Monday, June 27, 2005


Christophe Vorlet

June 26, 2005
Maybe Saving Money Is Just for Chumps
By DANIEL AKST

ON a recent tour of Europe, Treasury Secretary John W. Snow talked about the need for Americans to save more. Alan Greenspan, the Federal Reserve chairman, recently told Congress that "our household saving rate remains negligible." From time to time, various economists, pundits and others in the financial peanut gallery chime in on this theme as well. If there's one thing Americans have to do more of, everyone seems to agree, it's save.

But why should we? What if there are good reasons for the seemingly low savings rate? If there really is such a thing as the wisdom of crowds, maybe it makes sense to consider whether most Americans know something that all the worrywarts don't.

I think they do. I think they've noticed that, given the way society is organized and the way the securities markets have been acting lately, saving doesn't make a lot of sense.

First, how can anybody take savings exhortations seriously from a government that seems to revel in fiscal profligacy? Secretary Snow is part of an administration whose policies have plunged the federal budget deep into the red with tax cuts, an expensive prescription plan for older Americans and a costly war in Iraq.

The government's shortfalls are seriously undermining national savings, and they strongly imply higher taxes down the road. Somebody will have to cover all those deficits, and a climbing ratio of retirees to workers will mean increased levies to pay for Social Security and health care for the elderly.

Higher taxes tomorrow make saving less appealing by reducing future after-tax investment returns. That is especially the case for tax-deferred retirement savings: why defer taxes if they're going only higher?

Retirement savers may also worry that when the great waves of baby-boomer retirees hit the Social Security system without adequate private savings, the prudent will be taxed even more to cover the costs of the imprudent. That's another reason not to save.

Maybe parents have noticed that the same reasoning can be applied to saving for college - a process that is unlikely to help get financial aid. Why show up on campus with your piggy bank full if the bursar is likely to expropriate the money?

Taxpayers have had decades to notice that the income tax system, which penalizes working and saving by taxing the earnings from each, is yet another good reason not to save.

In a rational world, we would have a progressive consumption tax that would penalize high levels of spending instead of earning and saving. As it stands now, the system encourages gigantic homes and commensurately large mortgages, because mortgage interest is tax deductible.

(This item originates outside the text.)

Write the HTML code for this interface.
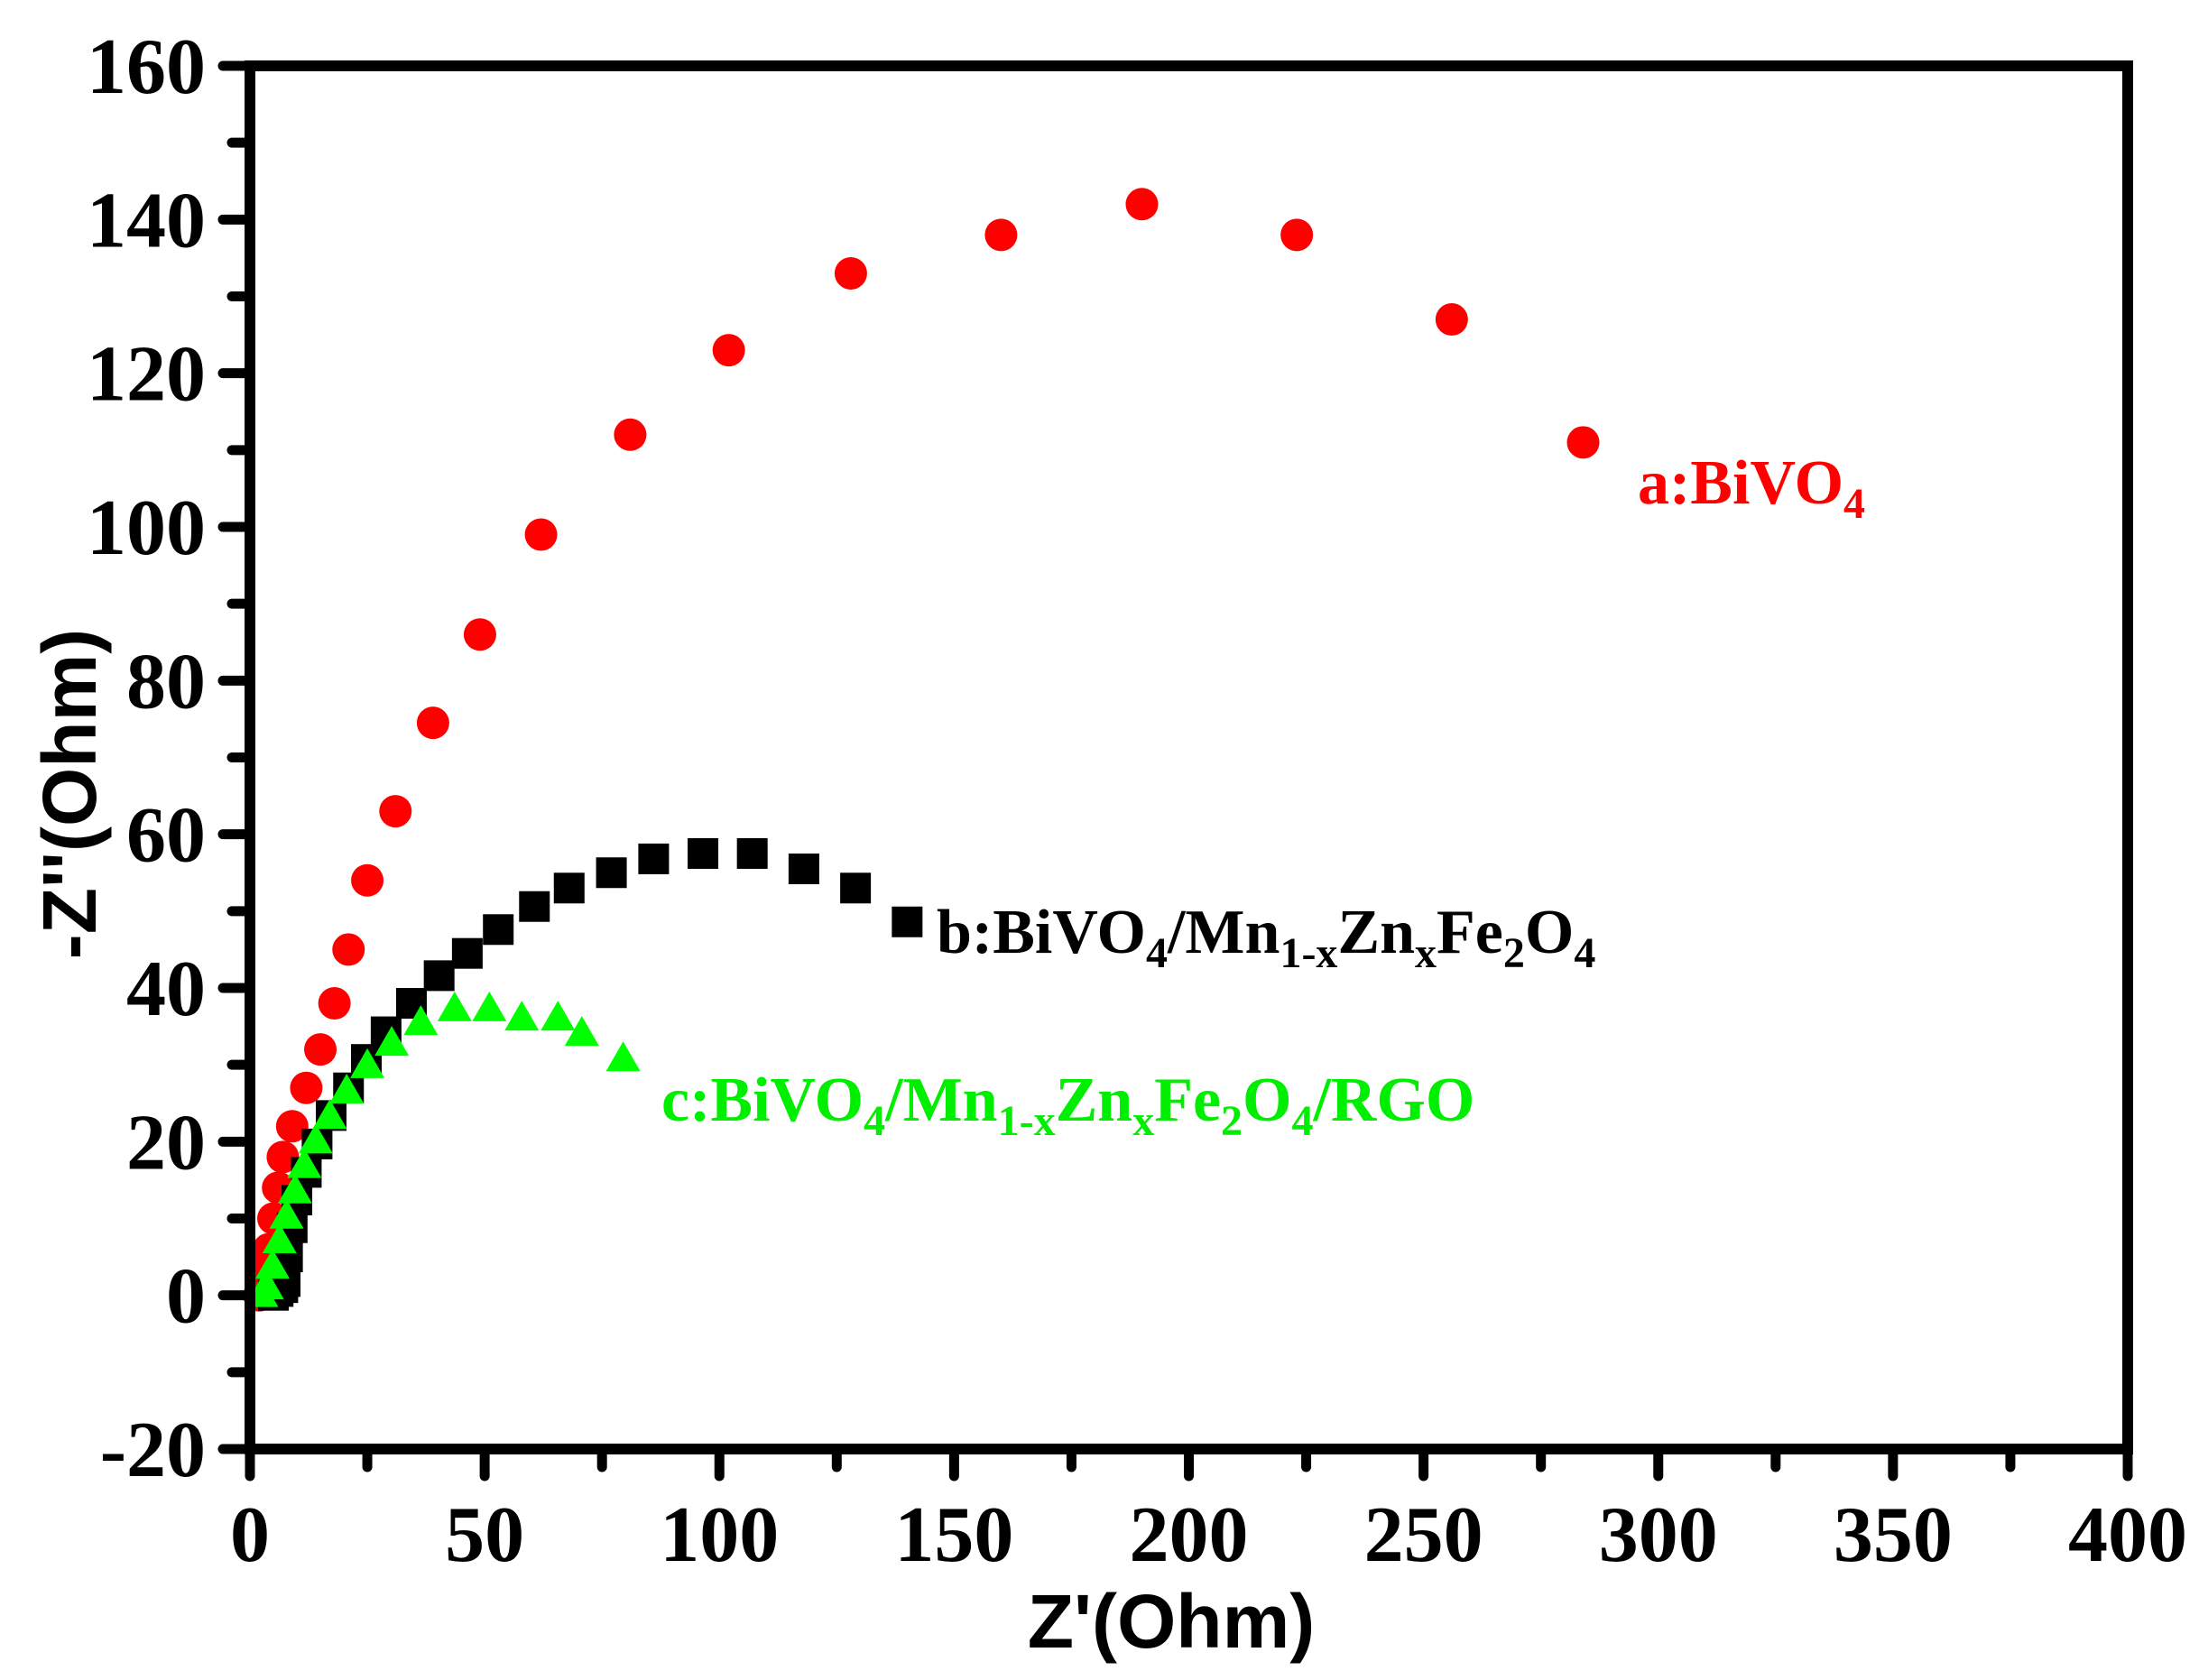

Potential savers have certainly noticed, too, that there is no good place to invest their money. Returns are dismal across the board. That makes saving less attractive - and requires extra risk to achieve any given level of reward.

There is also the problem of purchasing power. Signs that inflation may be reviving suggest that your money may be worth less later than it is now. And sooner or later, the dollar will fall against the yuan, making much of what we buy - from China, anyway - cost more.

Given all this, perhaps what we have here is not truly a failure to save. Perhaps it's something closer to rational profligacy.

Under the circumstances, is it any wonder that our main savings vehicle is our homes - or that home prices are soaring? In the long run, houses outperform inflation, provide tax-advantaged financing and capital gains, tend not to implode like Enron and, at the very least, provide a comfortable place to live.

The funny thing is that while society discourages saving, Americans probably save more than the numbers suggest. The government's system of measuring personal saving fails to capture changing asset values, mishandles pensions and has other shortcomings that cause it to understate actual savings, at least in the opinion of some economists.



EVERYONE needs a rainy-day fund, of course. But if we really want society to save more, we have to stop penalizing thrift, stop taxing earned income and stop the federal deficits.

Until that happens, consider the bright side. If Americans started saving seriously, they would have to cut back on consumer spending. That would kick the last prop out from under the global economy. Instead, we're gamely fighting world poverty, one purchase at a time.